Первым делом заказывали "про сисястую", и я заводил: "Сыпь, гармоника. Скука... Скука..." Мариенгоф в мемуарах рассказывает об отноше­ниях Есенина с Айседорой — "Изадорой" — Дункан, которую тот приучал к своему образу жиз­ни, о том, как "его обычная фраза: "Пей со мной, паршивая сука", — так и вошла неизмененной в знаменитое стихотворение". Попавшие в поэзию напрямую из жизни, слова в жизнь и возвраща­лись. Вернее, не уходили из нее.

Есенинское творчество и через полвека пос­ле смерти поэта вызывало живые жаркие споры.

—  Ну, не могу это слышать! Каждый раз все прям подступает. Какой спирт поможет от сифо­на? Какой спирт?

— А я читал про Миклухо-Маклая, там эти па­пуасы, он их лечил.

—  Сам ты папуас. Ничего с сифоном не сдела­ешь — ложись и помирай, и все.

— Трипак можно, это да. Мы в Капустином Яре на пусках только и спасались. Ректификату при ракетах залейся, а то там трипак едкий, азиат­ский-то.

—  Го-но-рре-я!

— Да ладно, грамотный, мужики же одни.

— Это он для рифмы про сифон.

Стихотворение "Снова пьют здесь, дерутся и плачут" в 90-е читал по телевизору президенту России президент Киргизии. Он тоже споткнул­ся о строчку про киргизский сифилис, только не стал ее обсуждать, а как-то стеснительно заже­вал. Отцензурировал мычанием, как и "гниль" в последней строфе.

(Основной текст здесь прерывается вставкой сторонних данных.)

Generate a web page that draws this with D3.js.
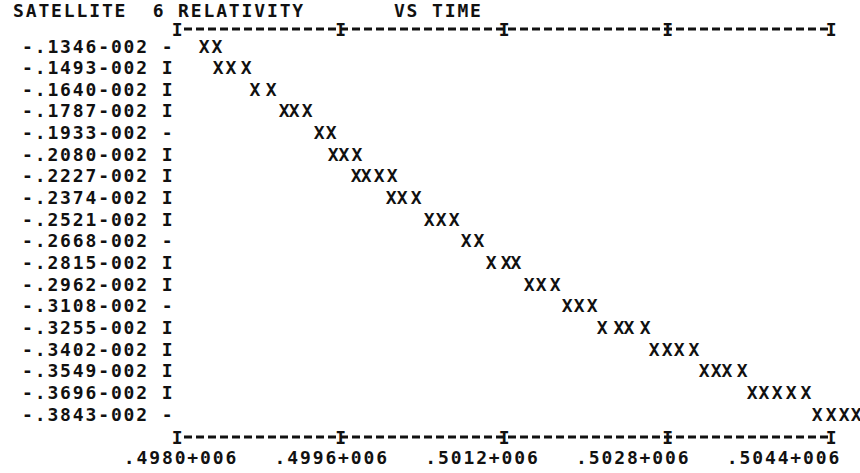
<!DOCTYPE html>
<html><head><meta charset="utf-8">
<script src="https://cdn.jsdelivr.net/npm/d3@7/dist/d3.min.js"></script>
<style>
html,body{margin:0;padding:0;background:#fff;}
text{font-family:"DejaVu Sans Mono",monospace;font-weight:bold;fill:#111;white-space:pre;}
</style></head>
<body><svg id="c" width="860" height="473"></svg>
<script>
// ---- data ----
const titleText = "SATELLITE  6 RELATIVITY       VS TIME";
const rowValues = [-0.001346,-0.001493,-0.001640,-0.001787,-0.001933,-0.002080,-0.002227,-0.002374,-0.002521,-0.002668,-0.002815,-0.002962,-0.003108,-0.003255,-0.003402,-0.003549,-0.003696,-0.003843];
const rowLabels = ["-.1346-002","-.1493-002","-.1640-002","-.1787-002","-.1933-002","-.2080-002","-.2227-002","-.2374-002","-.2521-002","-.2668-002","-.2815-002","-.2962-002","-.3108-002","-.3255-002","-.3402-002","-.3549-002","-.3696-002","-.3843-002"];
const rowMarks = ["-","I","I","I","-","I","I","I","I","-","I","I","-","I","I","I","I","-"];
const pointTimes = [
  [498264,498391],
  [498401,498528,498675],
  [498763,498920],
  [499047,499145,499272],
  [499390,499507],
  [499527,499634,499761],
  [499752,499850,499977,500104],
  [500094,500202,500339],
  [500466,500584,500711],
  [500828,500955],
  [501073,501220,501317],
  [501445,501562,501699],
  [501817,501934,502061],
  [502159,502325,502423,502580],
  [502668,502795,502913,503059],
  [503157,503275,503382,503529],
  [503627,503744,503872,504009,504155],
  [504263,504400,504527,504645]
];
const xTicks = [498000,499600,501200,502800,504400];
const xTickLabels = [".4980+006",".4996+006",".5012+006",".5028+006",".5044+006"];

// ---- drawing ----
const svg = d3.select("#c");
const fs = 18, ls = 1.86;
const x = d3.scaleLinear().domain([498000,504400]).range([178,832]);
const y = d3.scaleLinear().domain([rowValues[0], rowValues[rowValues.length-1]]).range([46,414]);
const labelX = d3.scaleLinear().domain([498000,504400]).range([181,784]);

function txt(g){ return g.attr("font-size",fs).attr("letter-spacing",ls).attr("dominant-baseline","central"); }

svg.append("text").attr("x",13).attr("y",10).text(titleText).call(txt);

// horizontal axes (top and bottom)
[29,437].forEach(yy=>{
  svg.append("line").attr("x1",x.range()[0]+6).attr("x2",x.range()[1]-4)
    .attr("y1",yy).attr("y2",yy).attr("stroke","#111").attr("stroke-width",3).attr("stroke-dasharray","8,4");
  svg.selectAll(null).data(xTicks).enter().append("text")
    .attr("x",d=>x(d)).attr("y",yy).attr("text-anchor","middle").text("I").call(txt);
});
svg.selectAll(null).data(xTicks).enter().append("text")
  .attr("x",d=>labelX(d)).attr("y",457).attr("text-anchor","middle")
  .text((d,i)=>xTickLabels[i]).call(txt);

// y labels and marks
svg.selectAll(null).data(rowValues).enter().append("text")
  .attr("x",22).attr("y",d=>y(d)).text((d,i)=>rowLabels[i]).call(txt);
svg.selectAll(null).data(rowValues).enter().append("text")
  .attr("x",168).attr("y",d=>y(d)).attr("text-anchor","middle").text((d,i)=>rowMarks[i]).call(txt);

// points
const pts = [];
pointTimes.forEach((ts,i)=>ts.forEach(t=>pts.push({t:t,v:rowValues[i]})));
svg.selectAll(null).data(pts).enter().append("text")
  .attr("x",d=>x(d.t)).attr("y",d=>y(d.v)).attr("text-anchor","middle").text("X").call(txt);
</script></body></html>
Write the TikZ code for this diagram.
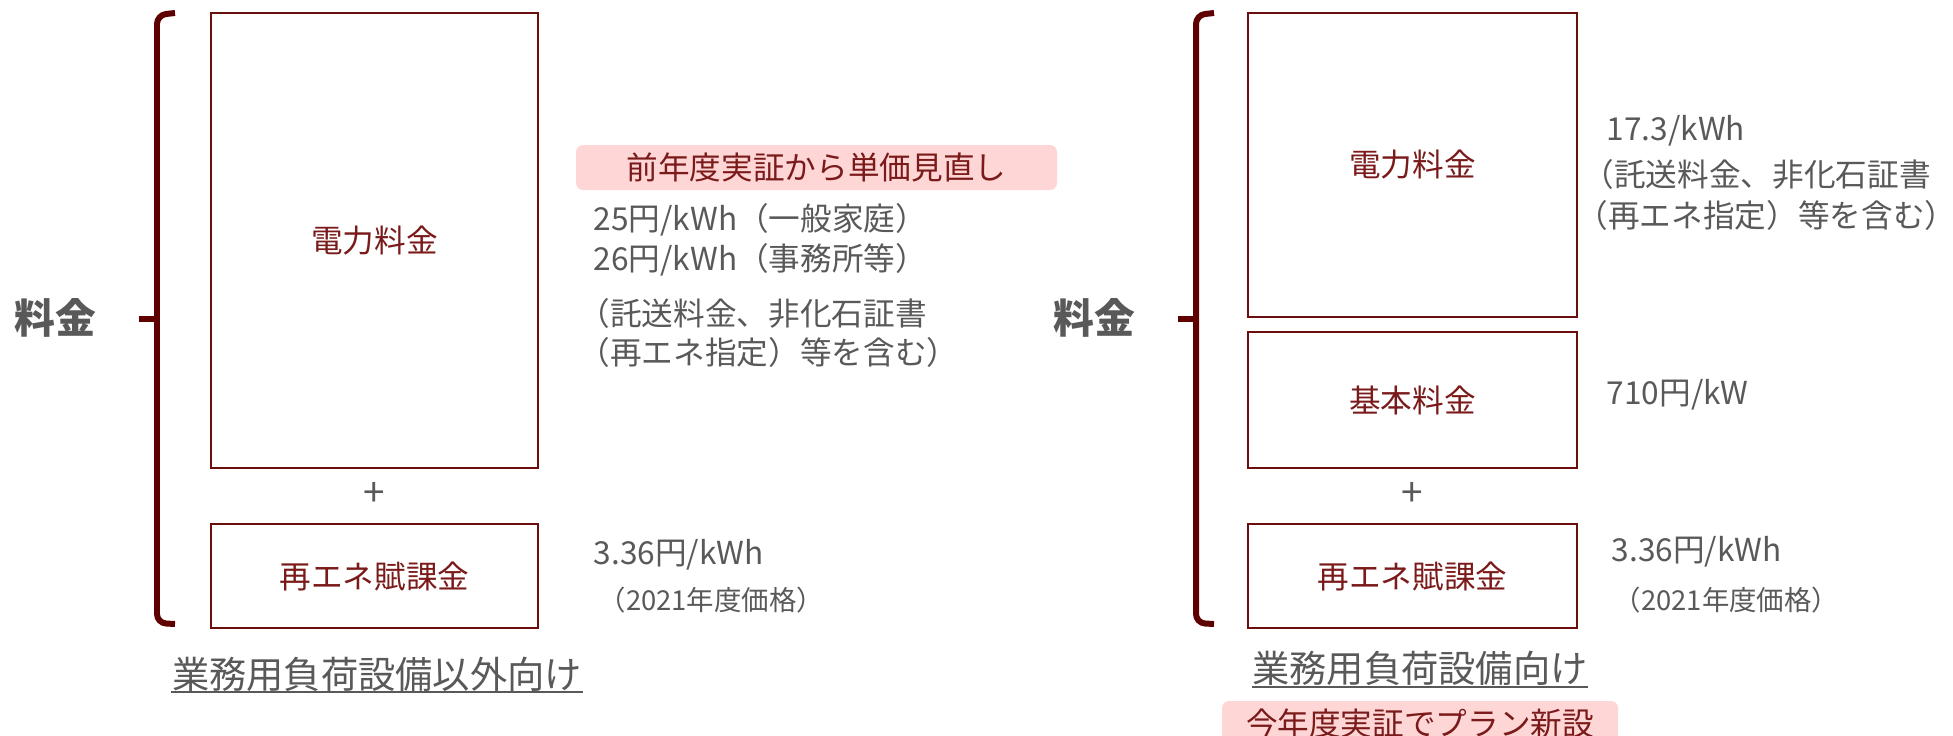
\documentclass[tikz,border=0pt]{standalone}
\usepackage{fontspec}
\setmainfont{Noto Sans CJK JP}
\usetikzlibrary{calc}
\definecolor{txtgray}{HTML}{595959}
\definecolor{dred}{HTML}{5E0000}
\definecolor{boxred}{HTML}{6A0E0E}
\definecolor{lblred}{HTML}{7A1A1A}
\definecolor{pinkfill}{HTML}{FFD6D6}
\begin{document}
\begin{tikzpicture}[x=0.1mm,y=-0.1mm,
  box/.style={draw=boxred,line width=0.65pt,inner sep=0pt,text=lblred,
    font=\fontsize{9}{11}\selectfont},
  graytext/.style={inner sep=0pt,anchor=west,text=txtgray,
    font=\fontsize{9}{11}\selectfont},
  smalltext/.style={inner sep=0pt,anchor=west,text=txtgray,
    font=\fontsize{7.8}{9}\selectfont},
  plussign/.style={inner sep=0pt,text=txtgray,font=\fontsize{11}{12}\selectfont},
  bigtitle/.style={inner sep=0pt,text=txtgray,font=\bfseries\fontsize{11.6}{13}\selectfont},
  undertitle/.style={inner sep=0pt,text=txtgray,font=\fontsize{10.6}{12}\selectfont},
  uline/.style={draw=txtgray,line width=0.5pt},
  pinkbox/.style={fill=pinkfill,rounded corners=0.7mm,inner sep=0pt,text=lblred,
    font=\fontsize{9}{11}\selectfont},
  bracestyle/.style={draw=dred,line width=1.7pt,rounded corners=0.9mm},
  tipstyle/.style={draw=dred,line width=1.7pt}
]
\useasboundingbox (0,0) rectangle (1953,735);
\clip (0,0) rectangle (1953,735);

% ---------- left ----------
\draw[bracestyle] (175,13) -- (157,15) -- (157,623) -- (175,624);
\draw[tipstyle] (139,319) -- (157,319);
\node[bigtitle] (lfee) at (55,318) {料金};

\node[box,minimum width=32.7mm,minimum height=45.5mm] (lpow) at (374.5,240.5) {電力料金};
\node[plussign] (lplus) at (374.5,494) {+};
\node[box,minimum width=32.7mm,minimum height=10.4mm] (lre) at (374.5,576) {再エネ賦課金};

\node[pinkbox,minimum width=48.1mm,minimum height=4.5mm] (lnote) at (816.5,167.5) {前年度実証から単価見直し};
\node[graytext] (l1) at (593,220) {25円/kWh（一般家庭）};
\node[graytext] (l2) at (593,260) {26円/kWh（事務所等）};
\node[graytext] (l3) at (578,313) {（託送料金、非化石証書};
\node[graytext] (l4) at (578,352) {（再エネ指定）等を含む）};
\node[graytext] (l5) at (593,555) {3.36円/kWh};
\node[smalltext] (l6) at (598,600) {（2021年度価格）};

\node[undertitle] (ltitle) at (377,674) {業務用負荷設備以外向け};
\draw[uline] ($(ltitle.west)+(0,18)$) -- ($(ltitle.east)+(0,18)$);

% ---------- right ----------
\draw[bracestyle] (1214,13) -- (1196,15) -- (1196,623) -- (1214,624);
\draw[tipstyle] (1178,319) -- (1196,319);
\node[bigtitle] (rfee) at (1094,318) {料金};

\node[box,minimum width=32.9mm,minimum height=30.4mm] (rpow) at (1412.5,165) {電力料金};
\node[box,minimum width=32.9mm,minimum height=13.6mm] (rbase) at (1412.5,400) {基本料金};
\node[plussign] (rplus) at (1412.5,494) {+};
\node[box,minimum width=32.9mm,minimum height=10.4mm] (rre) at (1412.5,576) {再エネ賦課金};

\node[graytext] (r1) at (1606,131) {17.3/kWh};
\node[graytext] (r2) at (1582,174) {（託送料金、非化石証書};
\node[graytext] (r3) at (1576,215) {（再エネ指定）等を含む）\kern-0.45em};
\node[graytext] (r4) at (1606,395) {710円/kW};
\node[graytext] (r5) at (1611,552) {3.36円/kWh};
\node[smalltext] (r6) at (1613,600) {（2021年度価格）};

\node[undertitle] (rtitle) at (1420,668) {業務用負荷設備向け};
\draw[uline] ($(rtitle.west)+(0,19)$) -- ($(rtitle.east)+(0,19)$);
\node[pinkbox,minimum width=39.6mm,minimum height=4.5mm] (rnote) at (1420,723.5) {今年度実証でプラン新設};
\end{tikzpicture}
\end{document}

В цикл "Москва кабацкая" Есенин собирался включить не то семь, не то восемь стихотворе­ний, но поначалу в сборнике "Стихи скандалис­та" вышли лишь четыре. В наборном экземпля­ре было вычеркнуто четверостишие, шедшее после Волги и Чека — политическое: "Жалко им, что Октябрь суровый / Обманул их в своей пур­ге. / И уж удалью точится новой / Крепко спря­танный нож в сапоге". Удачно вычеркнули, а то глупо выглядел бы Есенин со своим пророче­ством: нож так в сапоге и упрятался.